Published in UT San Diego, April 27, 2015
Women remain underrepresented in technology positions in the United States, especially in the higher ranks.
According to data from the U.S. Census Bureau, in 2013 women accounted for just 25 percent of the workforce in computer occupations, a category that includes software developers, programmers, network architects and information research scientists. Increasing both the number of women and men in STEM (science, technology, engineering and math) fields is essential to the future competitiveness of our innovation economy.
With this in mind, I talked with Joan Tang Waltman, 51, an engineer who joined Qualcomm in 1990 and rose to become division president of Qualcomm Enterprise Services.
Growing up in Fullerton, Waltman remembers only one other Asian family in the neighborhood. Her parents, who graduated from the University of Southern California, had moved to the U.S. from Shanghai at the age of 13. Both parents worked in STEM fields — which was extraordinary, particularly then. Her mother was a cancer researcher at USC, and her father was an engineer, inventor and department head at Hughes Aircraft.

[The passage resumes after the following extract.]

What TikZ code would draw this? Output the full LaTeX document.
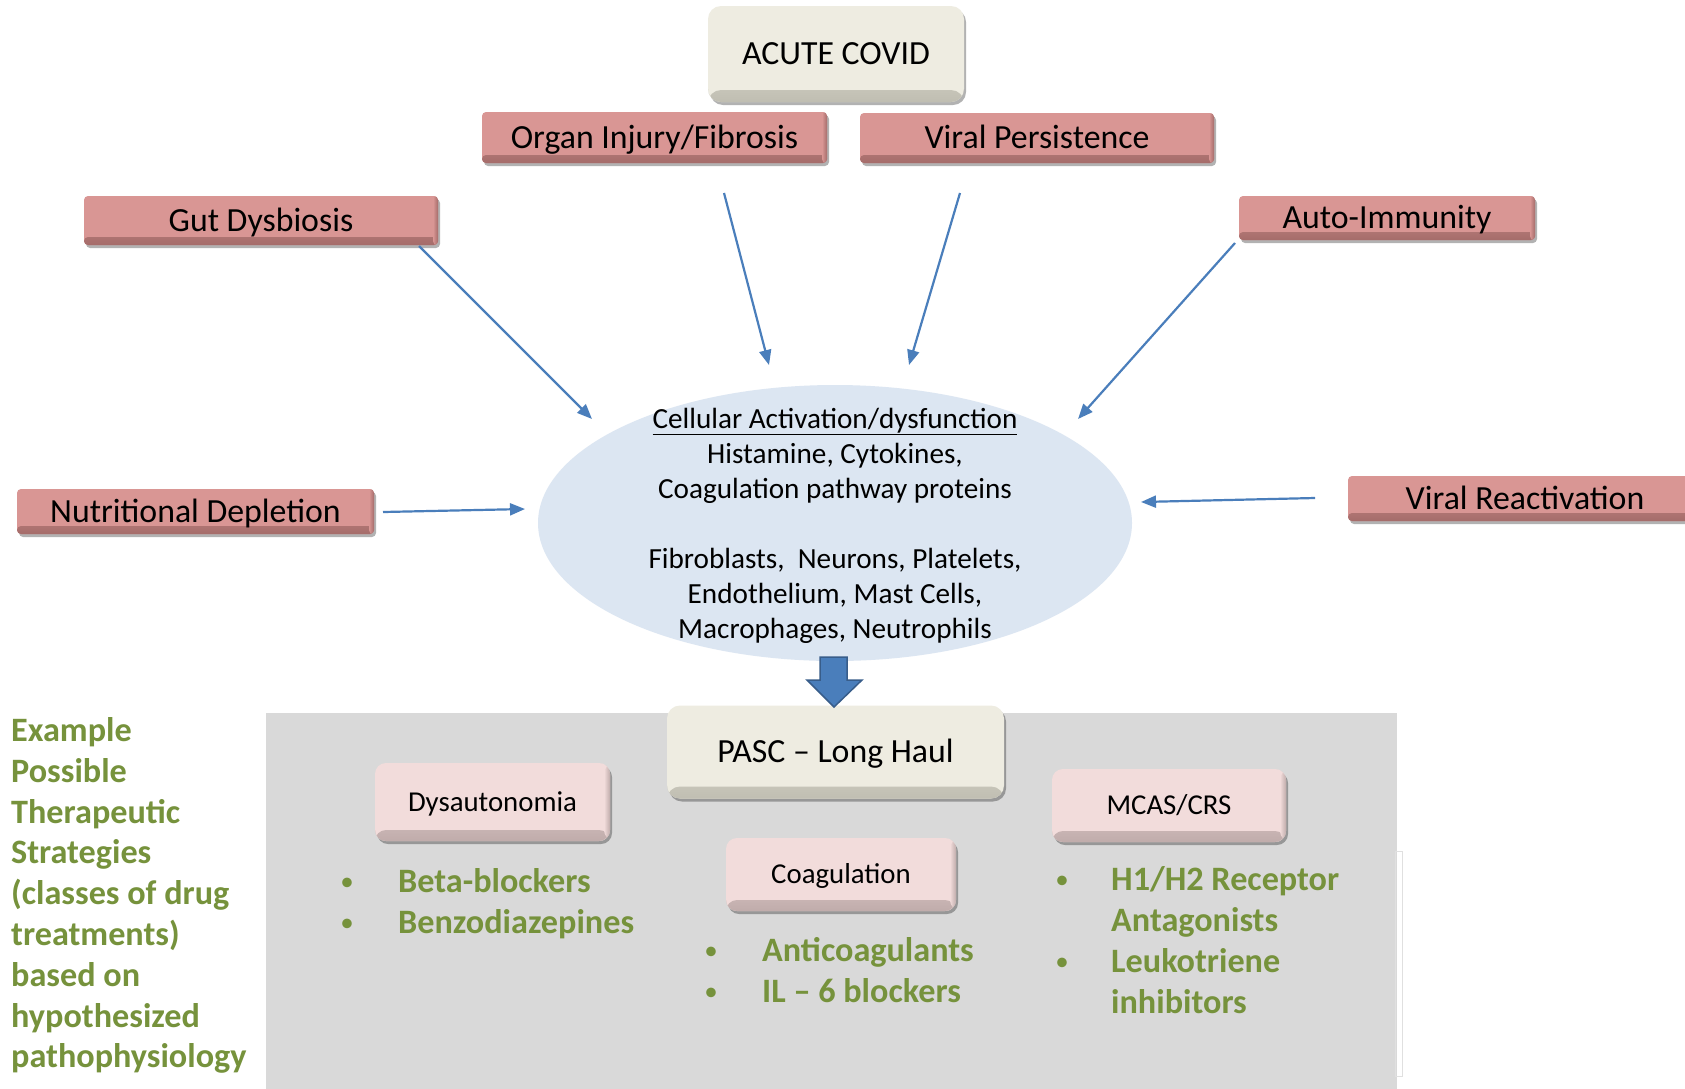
\documentclass[tikz,border=0pt]{standalone}
\usepackage{fontspec}
\setmainfont{Carlito}
\usetikzlibrary{arrows.meta,shapes.geometric,shadows}
\definecolor{redfill}{RGB}{217,150,148}
\definecolor{reddark}{RGB}{165,108,106}
\definecolor{beige}{RGB}{238,236,225}
\definecolor{beigedark}{RGB}{192,190,178}
\definecolor{pinkfill}{RGB}{242,220,219}
\definecolor{pinkdark}{RGB}{192,172,171}
\definecolor{ellfill}{RGB}{220,230,242}
\definecolor{arrowblue}{RGB}{74,126,187}
\definecolor{blockdark}{RGB}{56,93,138}
\definecolor{grayfill}{RGB}{217,217,217}
\definecolor{greentext}{RGB}{118,146,60}
\tikzset{
  shadowed/.style={drop shadow={shadow xshift=2pt,shadow yshift=-3pt,opacity=0.3,fill=black}},
  bevelred/.style={path picture={
      \shade[top color=redfill,bottom color=reddark]
        ([yshift=8pt]path picture bounding box.south west) rectangle (path picture bounding box.south east);
      \shade[left color=redfill,right color=reddark]
        ([xshift=-5pt]path picture bounding box.south east) rectangle (path picture bounding box.north east);}},
  bevelbeige/.style={path picture={
      \shade[top color=beige,bottom color=beigedark]
        ([yshift=12pt]path picture bounding box.south west) rectangle (path picture bounding box.south east);}},
  bevelpink/.style={path picture={
      \shade[top color=pinkfill,bottom color=pinkdark]
        ([yshift=11pt]path picture bounding box.south west) rectangle (path picture bounding box.south east);
      \shade[left color=pinkfill,right color=pinkdark]
        ([xshift=-6pt]path picture bounding box.south east) rectangle (path picture bounding box.north east);}},
  redbox/.style={rounded corners=4pt, fill=redfill, inner sep=0pt, shadowed, bevelred,
      font=\fontsize{33.8}{40}\selectfont, text height=24.5pt, text depth=3pt},
  beigebox/.style={rounded corners=13pt, fill=beige, inner sep=0pt, shadowed, bevelbeige,
      font=\fontsize{33.8}{40}\selectfont, text height=24.5pt, text depth=3pt},
  pinkbox/.style={rounded corners=11pt, fill=pinkfill, inner sep=0pt, shadowed, bevelpink,
      font=\fontsize{28.8}{34}\selectfont, text height=21pt, text depth=2.6pt},
  ell/.style={ellipse, fill=ellfill, inner sep=0pt},
  elltext/.style={align=center, inner sep=0pt, font=\fontsize{29.2}{35.1}\selectfont},
  conn/.style={draw=arrowblue, line width=2.2pt, -{Triangle[length=15pt,width=12pt]}},
  greenline/.style={anchor=base west, inner sep=0pt, text=greentext,
      font=\bfseries\fontsize{34.2}{40.8}\selectfont},
  bulletmark/.style={anchor=base, inner sep=0pt, text=greentext,
      font=\fontsize{27}{40.8}\selectfont},
}
\begin{document}
\begin{tikzpicture}[x=1pt,y=-1pt]
\useasboundingbox (0,0) rectangle (1685,1088);
\fill[white] (0,0) rectangle (1685,1088);

% top causes
\node[beigebox, minimum width=256pt, minimum height=96pt] (acute) at (836,54) {ACUTE COVID};
\node[redbox, minimum width=345pt, minimum height=51pt] (organ) at (654.5,137.5) {Organ Injury/Fibrosis};
\node[redbox, minimum width=354pt, minimum height=50pt] (vpers) at (1037,138) {Viral Persistence};
\node[redbox, minimum width=354pt, minimum height=49pt] (gut) at (261,220.5) {Gut Dysbiosis};
\node[redbox, minimum width=296pt, minimum height=44pt] (auto) at (1387,218) {Auto-Immunity};
\node[redbox, minimum width=357pt, minimum height=45pt] (nutri) at (195.5,511.5) {Nutritional Depletion};
\node[redbox, minimum width=354pt, minimum height=45pt] (vreact) at (1525,498.5) {Viral Reactivation};

% central ellipse
\node[ell, minimum width=594pt, minimum height=276pt] (cell) at (835,523) {};
\node[elltext] (celltext) at (835,526) {\underline{Cellular Activation/dysfunction}\\
Histamine, Cytokines,\\
Coagulation pathway proteins\\[35.1pt]
Fibroblasts,\ \ Neurons, Platelets,\\
Endothelium,\ Mast Cells,\\
Macrophages, Neutrophils};

% connectors
\coordinate (gutS) at (419,246);   \coordinate (gutE) at (592,419);
\coordinate (orgS) at (724,193);   \coordinate (orgE) at (769,365);
\coordinate (vpS)  at (960,193);   \coordinate (vpE)  at (909,365);
\coordinate (autS) at (1235,243);  \coordinate (autE) at (1078,419);
\coordinate (nutS) at (383,512);   \coordinate (nutE) at (525,509);
\coordinate (vrS)  at (1315,498);  \coordinate (vrE)  at (1141,502);
\draw[conn] (gutS) -- (gutE);
\draw[conn] (orgS) -- (orgE);
\draw[conn] (vpS) -- (vpE);
\draw[conn] (autS) -- (autE);
\draw[conn] (nutS) -- (nutE);
\draw[conn] (vrS) -- (vrE);

% bottom panel
\fill[grayfill] (266,713) rectangle (1397,1100);
\draw[draw=black!12, line width=0.8pt] (1395,851) rectangle (1402,1076);

\node[beigebox, minimum width=337pt, minimum height=93pt] (pasc) at (835.5,752) {PASC -- Long Haul};
\fill[arrowblue, draw=blockdark, line width=1.5pt, line join=miter]
  (820,657) -- (847,657) -- (847,680) -- (862,680) -- (834,707) -- (807,680) -- (820,680) -- cycle;

\node[pinkbox, minimum width=235pt, minimum height=78pt] (dys) at (492.5,802) {Dysautonomia};
\node[pinkbox, minimum width=230pt, minimum height=73pt] (coag) at (841,874.5) {Coagulation};
\node[pinkbox, minimum width=234pt, minimum height=73pt] (mcas) at (1169,805.5) {MCAS/CRS};

% left green text
\node[greenline] (g1) at (11,741.5) {Example};
\node[greenline] (g2) at (11,782.3) {Possible};
\node[greenline] (g3) at (11,823.1) {Therapeutic};
\node[greenline] (g4) at (11,863.9) {Strategies};
\node[greenline] (g5) at (11,904.7) {(classes of drug};
\node[greenline] (g6) at (11,945.5) {treatments)};
\node[greenline] (g7) at (11,986.3) {based on};
\node[greenline] (g8) at (11,1027.1) {hypothesized};
\node[greenline] (g9) at (11,1067.9) {pathophysiology};

% Dysautonomia treatments
\node[bulletmark] (db1) at (347,890) {•};
\node[greenline] (dt1) at (398,892) {Beta-blockers};
\node[bulletmark] (db2) at (347,931) {•};
\node[greenline] (dt2) at (398,933) {Benzodiazepines};

% Coagulation treatments
\node[bulletmark] (cb1) at (711,959) {•};
\node[greenline] (ct1) at (762,961) {Anticoagulants};
\node[bulletmark] (cb2) at (711,1000) {•};
\node[greenline] (ct2) at (762,1002) {IL -- 6 blockers};

% MCAS treatments
\node[bulletmark] (mb1) at (1062,888) {•};
\node[greenline] (mt1) at (1111,890) {H1/H2 Receptor};
\node[greenline] (mt2) at (1111,931) {Antagonists};
\node[bulletmark] (mb2) at (1062,970) {•};
\node[greenline] (mt3) at (1111,972) {Leukotriene};
\node[greenline] (mt4) at (1111,1013) {inhibitors};
\end{tikzpicture}
\end{document}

So her interest in engineering truly started at the dinner table.
(Neil’s note: Immigrant family, important focus on education, early involvement in science.)
At Cal State Fullerton, Waltman was one of a very few women majoring in engineering. “I never thought about being female in a male-dominated field. My mom raised me to do the thing that you think you should be doing and not let race or gender deter you,” she said.
In college, Waltman met her husband, Tom. She later moved to San Diego where Tom was attending medical school at UC San Diego, and she earned a master’s degree in electrical engineering.
The timing was fortuitous. During her graduate program, Waltman used a textbook, “Principles of Communication Engineering,” co-authored by Irwin Mark Jacobs, a UC San Diego professor who was one of the founders of Qualcomm in 1985.
After stints at two other companies, Waltman took a pay cut to join Qualcomm in 1990 as employee No. 461 to work with the team developing the San Diego chipmaker’s CDMA wireless technology. The company now has almost 32,000 employees worldwide.
(Neil’s note: Pay cut to join. Opportunity more important than initial paycheck.)
Over the next few years, she had several promotions. Then her husband, who had become a cardiologist, was offered a position in Las Vegas.
“That was a big moment for us. I had two sons — a 6-month-old and 2 years old. My husband said this is super-important, and I remember going to Rich Sulpizio (then the president of Qualcomm) to tell him that I was moving to Las Vegas. They offered me the option of working from home as an engineer or helping to build a backup satellite station for OmniTRACS, a mobile communications system for the trucking industry,” she said.
Waltman chose the OmniTRACS option, which meant a 50 percent pay cut. “I didn’t worry about the salary and the title. I just wanted to keep my career moving in a new direction.”
(Neil’s note: If you can become indispensable, no glass ceiling.)
In retrospect, she said, “It was the smartest thing that I’ve ever done” because she learned new skills, gained exposure to a new part of the company, and she solidified her belief in the servant leadership model, a philosophy that emphasizes success through ensuring that the needs of all team members are met.
After four years in Las Vegas, Qualcomm offered her a position running a key new technology project in San Diego. For 18 months, the company paid for her to fly between Las Vegas and San Diego from Monday through Thursday. She got up at 4:30 a.m. and was home by 6:30 p.m. — ensuring her two boys saw their mom home for dinner. Then she worked at home for hours after they went to bed.
When she was offered another promotion, the family returned to San Diego, and her husband was also offered a position to return to the cardiology division at UC San Diego. In 2005, Waltman was appointed president of Qualcomm Enterprise Services, a position she held until 2008. Currently, she works part time as a strategic adviser to Qualcomm’s in-house innovation program and its intellectual property group.
Clearly, Waltman has achieved exceptional success in a male-dominated industry for myriad reasons — parents who were great role models, excellent mentors, a company that was willing to accommodate her personal needs, hard work, the ability to handle increasingly challenging leadership positions, a supportive spouse, good timing and the willingness to take what looked like backward steps in her career. There were sacrifices and trade-offs. There always are. Men in STEM make trade-offs also. But to quote Ginger Rogers, “I did everything Fred Astaire did, except backward and in heels.”